На внутренней стороне обложки слова:
«Книга была со мною на фронте в 1914/1918 гг., переплетена в Кельцах[33] весной 1915 г.».
Позднее появится еще приписка:
«В Йошкар-Оле (Царевококшайск) во время эвакуации 1941–1945 гг.».
Это заветный «Фауст» на немецком языке, переплетенный с двумя тетрадками вавиловских записей о великой трагедии Гёте.
Вавилов полистает томик, что-то перечитает.
Иногда добавит несколько строк, захлопнет книгу и уберет глубоко в ящик письменного стола, под слой бумаг и документов.
Что же содержали записи в заветном томике — частично на полях трагедии, частично в двух тетрадочках?
Первая тетрадь начинается словами резковатыми, но вполне, впрочем, естественными для автора в возрасте 23–24 лет.
Вавилов излагает здесь свои читательские впечатления от «Посвящения», «Театрального вступления» и «Пролога на небе».
«1. «Посвящение» элегично и трогательно, но к самому Фаусту стоит чисто в формальном отношении. Это, в сущности, рассказ о том, как создан был Ф[ауст]. Свою поэму Г[ёте] называет «Моя печаль». Итак, трагедия Ф[ауста] — трагедия самого Г[ёте]. Истинная трагедия Ф[ауста] должна быть трагедией ученого, а отчасти трагедией и науки, трагедия Г[ёте] — трагедия Фауста-поэта. В этом и лежит часть внутреннего противоречия поэмы. Доктор Фауст поступает как поэт[34].
2. «Театральное вступление» еще более ненужный придаток к Фаусту. Это опять несколько (вступительных) слов, притом совершенно безотносительно Ф[ауста]. Спор директора театра, поэта и актера (комический актер) назван так по совершенно мне непонятным причинам, это вообще актер — спор вечный, примирить их едва ли возможно. Автор — поэт вне времени, актер — поэт мира, а директор совсем не поэт. Настоящего спора у Г[ёте] и нет. Каждый говорит свое и остается при своем. Декларация поэта то же вечное:
Поэт создает… а, спорить положительно не о чем.
Поэт должен творить только для себя, если он видит перед собою читателей или слушателей, то произведение невольно дидактически педантичное.
Фауст меньше всего «драматическое произведение»…
К чему эта… демонстрация изнанок декораций перед представлением!
3. «Пролог на небе» — те недосягаемые горные вершины Божества, с которых Вселенная кажется такой прекрасной и стройной, где все случайное становится необходимым. Там царит в вечном покое, любуясь своим творением, Творец. Для него все прекрасно и стройно, как в первый день создания».
И далее:
«Гёте, как [и] Лессинг, Фауста только начал. Весь длинный хвост приключений ничего общего с Фаустом не имеет. «Фауст» Гёте — сборник разнородных сцен без всякой связи».

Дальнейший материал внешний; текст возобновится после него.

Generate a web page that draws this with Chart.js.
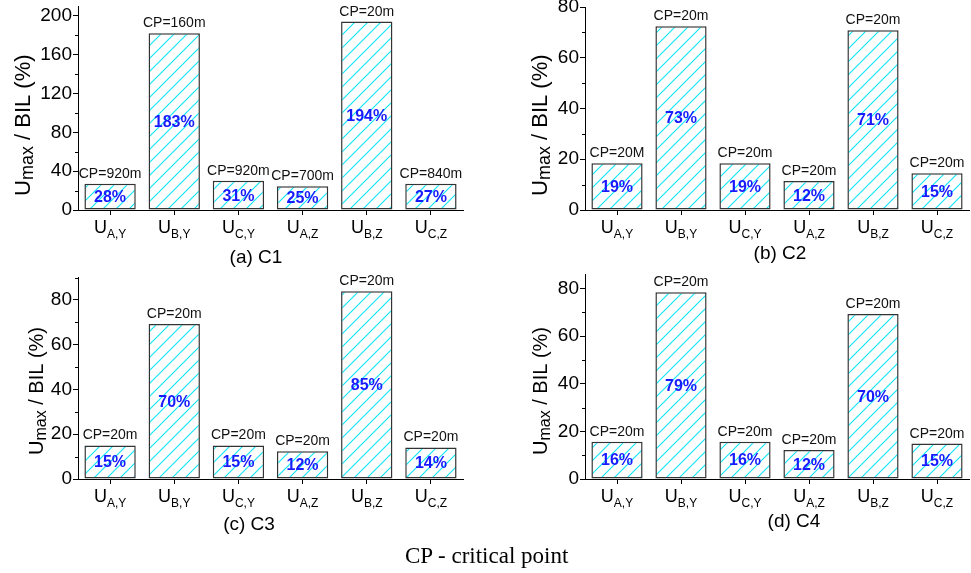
<!DOCTYPE html>
<html>
<head>
<meta charset="utf-8">
<title>Umax / BIL</title>
<script src="https://cdn.jsdelivr.net/npm/chart.js@4.4.1/dist/chart.umd.min.js"></script>
<style>
  html, body { margin: 0; padding: 0; background: #fff; }
  #wrap { position: relative; width: 971px; height: 573px; overflow: hidden; }
  #wrap canvas { position: absolute; left: 0; top: 0; }
  #caption {
    position: absolute; left: 405px; top: 544px;
    font-family: "Liberation Serif", "Times New Roman", serif;
    font-size: 23px; line-height: 23px; white-space: nowrap; color: #000;
  }
</style>
</head>
<body>
<div id="wrap">
  <canvas id="c1" width="971" height="573"></canvas>
  <canvas id="c2" width="971" height="573"></canvas>
  <canvas id="c3" width="971" height="573"></canvas>
  <canvas id="c4" width="971" height="573"></canvas>
  <div id="caption">CP - critical point</div>
</div>
<script>
// categories: U with these subscripts
const categories = ["A,Y", "B,Y", "C,Y", "A,Z", "B,Z", "C,Z"];

// (a) C1
const c1Values = [27, 182, 30, 24.5, 194, 27];
const c1Pct = ["28%", "183%", "31%", "25%", "194%", "27%"];
const c1Cp = ["CP=920m", "CP=160m", "CP=920m", "CP=700m", "CP=20m", "CP=840m"];

// (b) C2
const c2Values = [18.4, 72.4, 18.4, 11.4, 70.8, 14.5];
const c2Pct = ["19%", "73%", "19%", "12%", "71%", "15%"];
const c2Cp = ["CP=20M", "CP=20m", "CP=20m", "CP=20m", "CP=20m", "CP=20m"];

// (c) C3
const c3Values = [15, 69.3, 15, 12.4, 83.9, 14.1];
const c3Pct = ["15%", "70%", "15%", "12%", "85%", "14%"];
const c3Cp = ["CP=20m", "CP=20m", "CP=20m", "CP=20m", "CP=20m", "CP=20m"];

// (d) C4
const c4Values = [15.7, 78.5, 15.7, 12.2, 69.4, 14.9];
const c4Pct = ["16%", "79%", "16%", "12%", "70%", "15%"];
const c4Cp = ["CP=20m", "CP=20m", "CP=20m", "CP=20m", "CP=20m", "CP=20m"];

// y axis: max, major step
const yMax = [210, 80, 90, 86];
const yStep = [40, 20, 20, 20];

const FONT = '"Liberation Sans", Arial, Helvetica, sans-serif';
const W = 971, H = 573;

// hatched fill: cyan "/" lines on white
function makeHatch() {
  const s = 13;
  const c = document.createElement("canvas");
  c.width = s; c.height = s;
  const g = c.getContext("2d");
  g.fillStyle = "#fff";
  g.fillRect(0, 0, s, s);
  g.strokeStyle = "#14e6f8";
  g.lineWidth = 1.2;
  g.beginPath();
  g.moveTo(0, s); g.lineTo(s, 0);
  g.moveTo(-2, 2); g.lineTo(2, -2);
  g.moveTo(s - 2, s + 2); g.lineTo(s + 2, s - 2);
  g.stroke();
  return g.createPattern(c, "repeat");
}
const hatch = makeHatch();

const panels = [
  { id: "c1", values: c1Values, pct: c1Pct, cp: c1Cp, max: yMax[0], step: yStep[0],
    area: { l: 78, t: 6, r: 463, b: 210 }, title: { x: 30, y: 196, f: 22 }, sub: { text: "(a) C1", x: 256, y: 263 } },
  { id: "c2", values: c2Values, pct: c2Pct, cp: c2Cp, max: yMax[1], step: yStep[1],
    area: { l: 585, t: 7, r: 969, b: 210 }, title: { x: 547, y: 196, f: 22 }, sub: { text: "(b) C2", x: 780, y: 259 } },
  { id: "c3", values: c3Values, pct: c3Pct, cp: c3Cp, max: yMax[2], step: yStep[2],
    area: { l: 78, t: 277.6, r: 463, b: 479 }, title: { x: 43, y: 455, f: 20 }, sub: { text: "(c) C3", x: 249, y: 530 } },
  { id: "c4", values: c4Values, pct: c4Pct, cp: c4Cp, max: yMax[3], step: yStep[3],
    area: { l: 585, t: 274.4, r: 969, b: 479 }, title: { x: 547, y: 455, f: 20 }, sub: { text: "(d) C4", x: 794, y: 527 } }
];

// draws minor ticks, x labels with subscripts, bar texts, axis title, panel caption
function makeDecor(panel) {
  return {
    id: "decor",
    afterDraw(chart) {
      const ctx = chart.ctx;
      const xs = chart.scales.x, ys = chart.scales.y;
      ctx.save();

      // minor y ticks
      ctx.strokeStyle = "#000";
      ctx.lineWidth = 1;
      const minor = panel.step / 2;
      for (let v = minor; v <= panel.max; v += minor) {
        if (Math.abs(v % panel.step) < 1e-6) continue;
        const py = Math.round(ys.getPixelForValue(v)) + 0.5;
        ctx.beginPath();
        ctx.moveTo(ys.right, py);
        ctx.lineTo(ys.right - 3, py);
        ctx.stroke();
      }

      // x labels U_sub
      ctx.fillStyle = "#000";
      ctx.textBaseline = "alphabetic";
      ctx.textAlign = "left";
      const base = xs.top;
      categories.forEach((sub, i) => {
        const cx = xs.getPixelForValue(i);
        ctx.font = "18px " + FONT;
        const uw = ctx.measureText("U").width;
        ctx.font = "12px " + FONT;
        const sw = ctx.measureText(sub).width;
        const left = cx - (uw + sw) / 2;
        ctx.font = "18px " + FONT;
        ctx.fillText("U", left, base + 23);
        ctx.font = "12px " + FONT;
        ctx.fillText(sub, left + uw, base + 27.5);
      });

      // texts on bars
      const meta = chart.getDatasetMeta(0);
      meta.data.forEach((bar, i) => {
        ctx.textAlign = "center";
        ctx.fillStyle = "#111";
        ctx.font = "14px " + FONT;
        ctx.textBaseline = "alphabetic";
        ctx.fillText(panel.cp[i], bar.x, bar.y - 6);
        ctx.fillStyle = "#1a1aff";
        ctx.font = "bold 16px " + FONT;
        ctx.textBaseline = "middle";
        ctx.fillText(panel.pct[i], bar.x, (bar.y + bar.base) / 2 + 1);
      });

      // y axis title  U_max / BIL (%)
      const t = panel.title;
      ctx.save();
      ctx.translate(t.x, t.y);
      ctx.rotate(-Math.PI / 2);
      ctx.fillStyle = "#000";
      ctx.textAlign = "left";
      ctx.textBaseline = "alphabetic";
      ctx.font = t.f + "px " + FONT;
      ctx.fillText("U", 0, 0);
      let w = ctx.measureText("U").width;
      ctx.font = Math.round(t.f * 0.8) + "px " + FONT;
      ctx.fillText("max", w, 2.5);
      w += ctx.measureText("max").width;
      ctx.font = t.f + "px " + FONT;
      ctx.fillText(" / BIL (%)", w, 0);
      ctx.restore();

      // panel caption
      ctx.fillStyle = "#000";
      ctx.textAlign = "center";
      ctx.textBaseline = "alphabetic";
      ctx.font = "19px " + FONT;
      ctx.fillText(panel.sub.text, panel.sub.x, panel.sub.y);

      ctx.restore();
    }
  };
}

function buildChart(panel) {
  const yW = 60, xH = 30;
  const a = panel.area;
  new Chart(document.getElementById(panel.id), {
    type: "bar",
    data: {
      labels: categories,
      datasets: [{
        data: panel.values,
        backgroundColor: hatch,
        borderColor: "#333",
        borderWidth: 1.5,
        borderSkipped: false,
        categoryPercentage: 1,
        barPercentage: 0.8
      }]
    },
    options: {
      responsive: false,
      animation: false,
      events: [],
      layout: { padding: { left: a.l - yW, right: W - a.r, top: a.t, bottom: H - a.b - xH } },
      plugins: { legend: { display: false }, tooltip: { enabled: false }, title: { display: false } },
      scales: {
        x: {
          type: "category",
          offset: true,
          grid: { display: true, drawOnChartArea: false, drawTicks: true, tickLength: 5, offset: false, color: "#000", tickColor: "#000" },
          border: { display: true, color: "#000", width: 1 },
          ticks: { display: false },
          afterFit(s) { s.height = xH; s.paddingLeft = 0; s.paddingRight = 0; }
        },
        y: {
          min: 0,
          max: panel.max,
          grid: { display: true, drawOnChartArea: false, drawTicks: true, tickLength: 5, color: "#000", tickColor: "#000" },
          border: { display: true, color: "#000", width: 1 },
          ticks: { stepSize: panel.step, includeBounds: false, color: "#000", padding: 1, font: { family: FONT, size: 19 } },
          afterFit(s) { s.width = yW; s.paddingTop = 0; s.paddingBottom = 0; }
        }
      }
    },
    plugins: [makeDecor(panel)]
  });
}

panels.forEach(buildChart);
</script>
</body>
</html>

Для читателя, более-менее знакомого с проблематикой великого творения Гёте, приведенные только что фрагменты из записей Вавилова, пожалуй, покажутся чересчур тезисными, угловатыми, а то и по-юношески неуклюжими. Не слишком ли это парадоксально звучит: «Гёте… Фауста только начал»? Не слишком ли самонадеянно утверждение, что великая трагедия всего-навсего «сборник разнородных сцен без всякой связи»?
Можно, конечно, сделать ссылку на возраст комментатора. Извинительна и его некомпетентность в филологических тонкостях.
Но не будем спешить. Внимательное чтение дальнейших записей, уточнения к ним, сделанные ученым почти через тридцать лет, постепенно убеждают в том, что «фаустовские» размышления русского физика достаточно глубоки и самобытны, чтобы обойти их вниманием.
Вавилов старается выявить разницу между двумя Фаустами: «гётевским» и «настоящим». В этой связи у него возникают раздумья о роли и назначении ученого.
Гётевский Фауст не «настоящий», потому что он изменяет науке, бросается в водоворот наслаждений и утрачивает необходимую ученому «степень душевного равновесия» и «созерцания».